I’ve always been slightly uncomfortable with the “there’s no ‘I’ in team” mantra. I get what it’s trying to do – to remove ego, to put the team before self. And I agree with that. But in the phrase, I also read a subtle undercurrent of ‘individuals don’t matter – don’t rock the boat’.

Teams are made up of individuals – all of whom matter hugely. And in order to create high performing teams, we need individuals who show up fully, who have the integrity to do the right thing, the courage to make a suggestion – or disagree with one, the dedication to commit to team goals even at the expense of functional goals.

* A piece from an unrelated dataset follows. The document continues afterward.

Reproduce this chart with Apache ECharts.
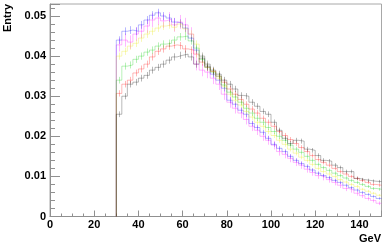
<!DOCTYPE html>
<html><head><meta charset="utf-8">
<script src="https://cdn.jsdelivr.net/npm/echarts@6/dist/echarts.min.js"></script>
<style>html,body{margin:0;padding:0;background:#fff}#c{width:389px;height:246px}</style>
</head><body><div id="c"></div>
<script>
// bin left edges (GeV), bin width 2.5
var binEdges = [30,32.5,35,37.5,40,42.5,45,47.5,50,52.5,55,57.5,60,62.5,65,67.5,70,72.5,75,77.5,80,82.5,85,87.5,90,92.5,95,97.5,100,102.5,105,107.5,110,112.5,115,117.5,120,122.5,125,127.5,130,132.5,135,137.5,140,142.5,145,147.5];
var binWidth = 2.5;
var xTicks = [0,20,40,60,80,100,120,140];
var yTicks = [0,0.01,0.02,0.03,0.04,0.05];

var blackVals = [0.0255,0.0300,0.0330,0.0335,0.0345,0.0352,0.0365,0.0372,0.0380,0.0390,0.0398,0.0402,0.0405,0.0398,0.0380,0.0395,0.0375,0.0365,0.0355,0.0340,0.0330,0.0318,0.0302,0.0300,0.0285,0.0275,0.0262,0.0255,0.0235,0.0215,0.0195,0.0182,0.0190,0.0188,0.0168,0.0165,0.0152,0.0140,0.0138,0.0128,0.0122,0.0112,0.0112,0.0095,0.0092,0.0090,0.0088,0.0087];
var redVals = [0.0307,0.0330,0.0340,0.0358,0.0368,0.0380,0.0398,0.0412,0.0418,0.0425,0.0428,0.0426,0.0418,0.0415,0.0405,0.0385,0.0372,0.0362,0.0350,0.0335,0.0318,0.0305,0.0292,0.0280,0.0268,0.0258,0.0245,0.0235,0.0225,0.0212,0.0202,0.0192,0.0182,0.0172,0.0162,0.0152,0.0142,0.0135,0.0128,0.0120,0.0112,0.0106,0.0100,0.0095,0.0090,0.0085,0.0080,0.0078];
var greenVals = [0.0340,0.0375,0.0378,0.0392,0.0400,0.0410,0.0415,0.0425,0.0430,0.0432,0.0440,0.0448,0.0450,0.0438,0.0420,0.0392,0.0372,0.0360,0.0350,0.0328,0.0310,0.0298,0.0285,0.0270,0.0258,0.0245,0.0235,0.0222,0.0212,0.0200,0.0190,0.0178,0.0168,0.0160,0.0150,0.0140,0.0130,0.0122,0.0115,0.0108,0.0102,0.0096,0.0090,0.0085,0.0080,0.0075,0.0070,0.0068];
var yellowVals = [0.0400,0.0412,0.0425,0.0432,0.0445,0.0455,0.0462,0.0470,0.0475,0.0478,0.0472,0.0480,0.0468,0.0455,0.0430,0.0400,0.0380,0.0362,0.0345,0.0325,0.0305,0.0290,0.0278,0.0262,0.0248,0.0235,0.0225,0.0212,0.0202,0.0190,0.0180,0.0168,0.0158,0.0148,0.0140,0.0130,0.0120,0.0112,0.0106,0.0100,0.0092,0.0086,0.0080,0.0075,0.0068,0.0063,0.0058,0.0053];
var blueVals = [0.0440,0.0462,0.0465,0.0462,0.0478,0.0490,0.0502,0.0508,0.0500,0.0495,0.0485,0.0482,0.0470,0.0445,0.0415,0.0400,0.0380,0.0355,0.0340,0.0320,0.0290,0.0280,0.0265,0.0255,0.0232,0.0222,0.0210,0.0195,0.0180,0.0170,0.0162,0.0150,0.0140,0.0132,0.0125,0.0116,0.0108,0.0102,0.0097,0.0090,0.0085,0.0078,0.0072,0.0066,0.0060,0.0055,0.0050,0.0045];
var magentaVals = [0.0428,0.0440,0.0435,0.0455,0.0462,0.0475,0.0490,0.0495,0.0488,0.0492,0.0478,0.0485,0.0478,0.0455,0.0380,0.0365,0.0360,0.0345,0.0330,0.0305,0.0285,0.0270,0.0258,0.0242,0.0225,0.0215,0.0200,0.0190,0.0178,0.0162,0.0155,0.0145,0.0135,0.0128,0.0118,0.0110,0.0102,0.0098,0.0092,0.0085,0.0078,0.0070,0.0066,0.0058,0.0052,0.0045,0.0040,0.0033];

var seriesDefs = [
  {name:'magenta', vals: magentaVals, color:'#ff00ff', errK:0.008},
  {name:'blue', vals: blueVals, color:'#0000ff', errK:0.0045},
  {name:'yellow', vals: yellowVals, color:'#e6e600', errK:0.0045},
  {name:'red', vals: redVals, color:'#ff0000', errK:0.0045},
  {name:'green', vals: greenVals, color:'#00cc00', errK:0.0045},
  {name:'black', vals: blackVals, color:'#000000', errK:0.0045}
];
var lineOpacity = 0.28;

var series = [];
seriesDefs.forEach(function(d){
  var pts = [[binEdges[0], 0]];
  for (var i=0;i<binEdges.length;i++) pts.push([binEdges[i], d.vals[i]]);
  pts.push([binEdges[binEdges.length-1]+binWidth, d.vals[d.vals.length-1]]);
  series.push({
    type:'line', name:d.name, step:'end', data:pts, showSymbol:false, symbol:'none',
    lineStyle:{color:d.color, width:1, opacity:lineOpacity}, animation:false, silent:true
  });
  var errData = binEdges.map(function(x,i){ return [x+binWidth/2, d.vals[i], d.errK*Math.sqrt(d.vals[i])]; });
  series.push({
    type:'custom', name:d.name+'-err', data:errData, animation:false, silent:true,
    renderItem:function(params, api){
      var x = api.value(0), v = api.value(1), e = api.value(2);
      var p1 = api.coord([x, v-e]), p2 = api.coord([x, v+e]);
      return {type:'line', shape:{x1:Math.round(p1[0])+0.5, y1:p1[1], x2:Math.round(p2[0])+0.5, y2:p2[1]},
        style:{stroke:d.color, lineWidth:1, opacity:lineOpacity}};
    }
  });
});

var font = 'Liberation Sans, Arial, Helvetica, sans-serif';
var chart = echarts.init(document.getElementById('c'), null, {renderer:'canvas'});
chart.setOption({
  backgroundColor:'#ffffff',
  animation:false,
  grid:{left:50, right:7.5, top:4, bottom:29.5, show:true, borderColor:'#a8a8a8', borderWidth:1, backgroundColor:'transparent'},
  xAxis:{type:'value', min:0, max:150, interval:20,
    axisLine:{show:true, onZero:false, lineStyle:{color:'#909090', width:1}},
    axisTick:{show:true, inside:true, length:6, lineStyle:{color:'#909090'}},
    minorTick:{show:true, splitNumber:4, length:3, lineStyle:{color:'#909090'}},
    splitLine:{show:false},
    axisLabel:{color:'#000', fontFamily:font, fontWeight:'bold', fontSize:11, margin:3,
      formatter:function(v){ return xTicks.indexOf(v)>=0 ? String(v) : ''; }}
  },
  yAxis:{type:'value', min:0, max:0.053, interval:0.01,
    axisLine:{show:true, onZero:false, lineStyle:{color:'#909090', width:1}},
    axisTick:{show:true, inside:true, length:10, lineStyle:{color:'#909090'}},
    minorTick:{show:true, splitNumber:5, length:5, lineStyle:{color:'#909090'}},
    splitLine:{show:false},
    axisLabel:{color:'#000', fontFamily:font, fontWeight:'bold', fontSize:11, margin:4, showMaxLabel:false,
      formatter:function(v){ for (var i=0;i<yTicks.length;i++){ if (Math.abs(v-yTicks[i])<1e-9) return i===0?'0':yTicks[i].toFixed(2);} return ''; }}
  },
  graphic:[
    {type:'text', x:8, y:18, rotation:Math.PI/2, style:{text:'Entry', fill:'#000', font:'bold 11px '+font, textAlign:'center', textVerticalAlign:'middle'}},
    {type:'text', x:381, y:239, style:{text:'GeV', fill:'#000', font:'bold 11px '+font, textAlign:'right', textVerticalAlign:'middle'}}
  ],
  series: series
});
</script></body></html>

It’s hard not to let ego or fear get in the way. Because a team is much more than a group of well qualified, experienced and hard-working individuals – it’s a huge number of relationships: The pair that started on the same day, the three that go for coffee together, the four that support the same club, the five that did the charity cycle – and on and on. In a team of 7 people there are 94 sets of relationships (pairs, trios, etc.). And the strength of the team lies in the strength of those 94 relationships.

Team purpose, values, goals all help to build and sustain the team. But at the heart of every great team is trust. Lencioni talks about trusting enough to allow ourselves be vulnerable. And in order to do our best creative work, to float the mad suggestion, to believe in the ambitious vision, to have tough conversations – we have got to put ego aside and allow ourselves to be vulnerable. And we can only do that if we know the rest of the team has our back.

Creating the environment where each individual can show up fully is difficult work that takes time and real skill.  It’s the mark of a great leader.